Lazy bunch: We miss on crucial information because we don't read

All kinds of scandalous allegations were quickly levelled against a man who Trump's supporters love to have a swing at.

In Kenya, deaths of prominent people seem to excite many on social media. Gossip is loved and when negative, even more. As such, speculation of death often takes social media by storm and a few times, it is proven the said departed people are actually still around, only killed by keyboards of rather enthusiastic human grim reapers.

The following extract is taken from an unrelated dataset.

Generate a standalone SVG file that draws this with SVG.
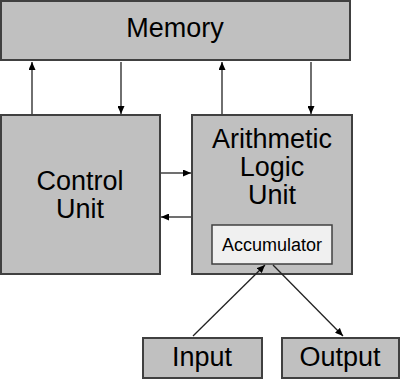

Not once have we had senior politicians apologising for sending condolences to colleagues' families a little too soon. When it happens that a politician sent a peer "deepest sympathies" after the loss of a loved one, questions abound: why did you not call them directly to pass that message? Did it have to first pass through public eyes for approval? Was it not wise to first confirm the news? Are you clout-chasing?

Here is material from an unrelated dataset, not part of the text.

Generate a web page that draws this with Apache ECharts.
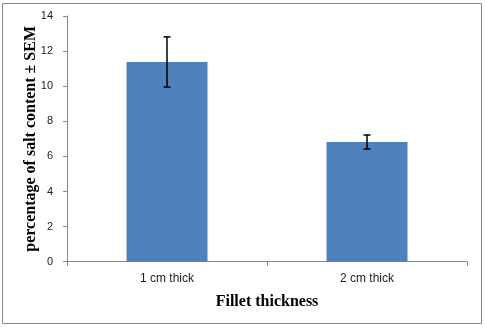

Although it brings with it endless opportunities and possibilities, social media has been used to speed up propagation of misinformation. This has given rise to fact-checkers who, every day, are in a race to debunk lies, including nicely photoshopped images and fake websites that come up by the day deliberately to spew hate and spread propaganda.

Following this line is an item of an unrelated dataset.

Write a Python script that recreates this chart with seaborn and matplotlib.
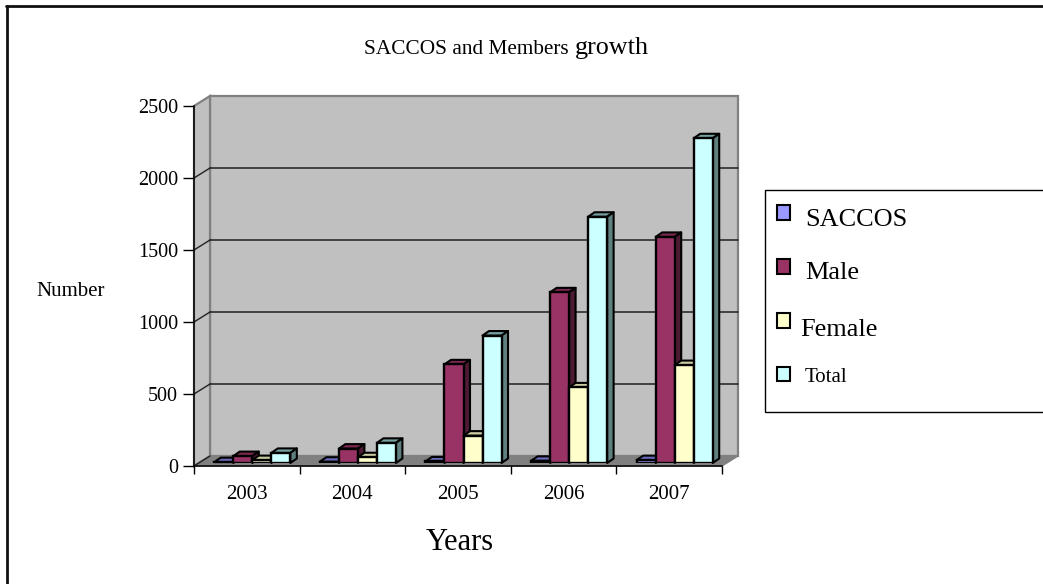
import matplotlib
matplotlib.use("Agg")
import matplotlib.pyplot as plt
from matplotlib.patches import Polygon, Patch, Rectangle
from matplotlib.lines import Line2D
import pandas as pd
import seaborn as sns

years = ["2003", "2004", "2005", "2006", "2007"]
saccos = [6, 9, 11, 15, 20]
male = [48, 100, 685, 1185, 1570]
female = [20, 40, 190, 525, 680]
total = [70, 140, 885, 1710, 2255]
series_names = ["SACCOS", "Male", "Female", "Total"]
front_colors = ["#9999FF", "#993366", "#FFFFCC", "#CCFFFF"]
top_colors = ["#6A6AB8", "#7A2850", "#CCCCA3", "#76A0A0"]
side_colors = ["#4D4D80", "#4D1A33", "#808066", "#608080"]

W, H = 1043, 584
sns.set_theme(style="white")
plt.rcParams["font.family"] = ["Liberation Serif", "DejaVu Serif"]

df = pd.DataFrame({"Year": years, "SACCOS": saccos, "Male": male, "Female": female, "Total": total})
long_df = df.melt(id_vars="Year", var_name="Series", value_name="Number")

fig = plt.figure(figsize=(W / 100, H / 100), dpi=100, facecolor="white")


def px_axes(left, top, right, bottom):
    return fig.add_axes([left / W, (H - bottom) / H, (right - left) / W, (bottom - top) / H])


L, R, T, B = 194, 722, 106, 466
ax = px_axes(L, T, R, B)
ax.set_xlim(-0.5, 4.5)
ax.set_ylim(0, 2500)
ax.set_facecolor("none")
upx = 5 / (R - L)          # data units per pixel, x
vpx = 2500 / (B - T)       # data units per pixel, y
wall_dx, wall_dy = 16 * upx, 10 * vpx

# 3-D style walls
x0, x1 = ax.get_xlim()
y0, y1 = ax.get_ylim()
wall = dict(facecolor="#C0C0C0", edgecolor="#808080", linewidth=1.6, clip_on=False, zorder=0)
ax.add_patch(Polygon([(x0 + wall_dx, y0 + wall_dy), (x1 + wall_dx, y0 + wall_dy),
                      (x1 + wall_dx, y1 + wall_dy), (x0 + wall_dx, y1 + wall_dy)], **wall))
ax.add_patch(Polygon([(x0, y0), (x0 + wall_dx, y0 + wall_dy), (x0 + wall_dx, y1 + wall_dy), (x0, y1)], **wall))
ax.add_patch(Polygon([(x0, y0), (x1, y0), (x1 + wall_dx, y0 + wall_dy), (x0 + wall_dx, y0 + wall_dy)],
                     facecolor="#808080", edgecolor="#808080", linewidth=1, clip_on=False, zorder=0.5))
yticks = [0, 500, 1000, 1500, 2000, 2500]
for v in yticks[1:-1]:
    ax.plot([x0 + wall_dx, x1 + wall_dx], [v + wall_dy, v + wall_dy], color="#202020", lw=1.1,
            clip_on=False, zorder=1)
for v in yticks[:-1]:
    ax.plot([x0, x0 + wall_dx], [v, v + wall_dy], color="#202020", lw=1.0, clip_on=False, zorder=1)

ax.set_yticks(yticks)
ax.set_xticks([i - 0.5 for i in range(6)])
ax.set_xticklabels([])
ax.set_xticks(range(5), minor=True)
ax.set_xticklabels(years, minor=True)
ax.tick_params(axis="x", which="major", length=8 * 0.72, width=1, color="black", bottom=True, pad=0)
ax.tick_params(axis="x", which="minor", length=0, pad=14, labelsize=15)
ax.tick_params(axis="y", length=8, width=1, color="black", left=True, pad=3.5, labelsize=14.5)
for lab in ax.get_yticklabels() + ax.get_xticklabels(minor=True):
    lab.set_color("black")
for side, s in ax.spines.items():
    s.set_visible(side in ("left", "bottom"))
    s.set_color("black")
    s.set_linewidth(1.1)
    s.set_zorder(2)
ax.set_xlabel("")
ax.set_ylabel("")

# bars sit part-way into the floor, so their plane is shifted
bar_dx, bar_dy = 5.5, 3
ax_bars = px_axes(L + bar_dx, T - bar_dy, R + bar_dx, B - bar_dy)
ax_bars.patch.set_alpha(0)
sns.barplot(data=long_df, x="Year", y="Number", hue="Series", hue_order=series_names,
            palette=front_colors, width=0.72, gap=0, saturation=1, edgecolor="black",
            linewidth=1.7, legend=False, ax=ax_bars)
ax_bars.set_xlim(-0.5, 4.5)
ax_bars.set_ylim(0, 2500)
ax_bars.axis("off")

# top and side faces derived from each drawn bar
depth_x, depth_y = 6.5 * upx, 4.5 * vpx
for i, cont in enumerate(ax_bars.containers):
    for bar in cont:
        bx, bw, bh = bar.get_x(), bar.get_width(), bar.get_height()
        bar.set_zorder(3 + i + 0.5)
        edge = dict(edgecolor="black", linewidth=1.5, clip_on=False, zorder=3 + i, joinstyle="round")
        ax_bars.add_patch(Polygon([(bx, bh), (bx + bw, bh), (bx + bw + depth_x, bh + depth_y),
                                   (bx + depth_x, bh + depth_y)], facecolor=top_colors[i], **edge))
        ax_bars.add_patch(Polygon([(bx + bw, 0), (bx + bw + depth_x, depth_y),
                                   (bx + bw + depth_x, bh + depth_y), (bx + bw, bh)],
                                  facecolor=side_colors[i], **edge))

# texts
t1 = fig.text(364 / W, 1 - 49 / H, "SACCOS and Members", fontsize=15.3, color="black", ha="left", va="center")
t2 = fig.text(575 / W, 1 - 48 / H, "growth", fontsize=18.8, color="black", ha="left", va="center")
fig.text(71 / W, 1 - 291 / H, "Number", fontsize=15, color="black", ha="center", va="center")
fig.text(460 / W, 1 - 542 / H, "Years", fontsize=22, color="black", ha="center", va="center")

# legend: frame runs off the right edge of the picture
fig.add_artist(Rectangle((765 / W, (H - 412) / H), 300 / W, 222 / H, transform=fig.transFigure,
                         facecolor="white", edgecolor="black", linewidth=1.0, zorder=5))
handles = [Patch(facecolor=c, edgecolor="black", linewidth=1.5) for c in front_colors]
leg = fig.legend(handles, series_names, bbox_to_anchor=(762 / W, (H - 190) / H),
                 loc="upper left", ncols=1, prop={"size": 18.9}, frameon=False,
                 handlelength=0.52, handleheight=0.46,
                 handletextpad=0.55, labelspacing=1.22, borderpad=0.565, borderaxespad=0, labelcolor="black")
leg.set_zorder(6)
leg.get_texts()[3].set_fontsize(15)
leg.get_texts()[0].set_position((0, -4))
leg.get_texts()[1].set_position((0, -3))
leg.get_texts()[2].set_position((-5, -6))
leg.get_texts()[3].set_position((0, 1))

# outer chart frame (top and left edges visible)
fig.add_artist(Line2D([7 / W, 7 / W], [0, 1 - 6 / H], color="#111111", lw=2))
fig.add_artist(Line2D([6 / W, 1], [1 - 6 / H, 1 - 6 / H], color="#111111", lw=2))

fig.savefig("out.png", dpi=100)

It is well unlike in the olden days where there was no social media thus no overload of information. Every piece of news was interrogated carefully, and only travelled after all boxes were ticked by professional news tellers.

The Fool's Day prank, apart from showing gullibility, prominently revealed that we are a lazy lot who, unconvinced with taking in a whole article, masticating slowly and then digesting it, choose to either skim over, or are content assuming that the headline, or the first paragraph, is indeed equivalent to the whole story.

For there, at the bottom of the page, we indicated that we were fooling around but a fortnight later, some readers have never scrolled all the way down, which must be really slow reading.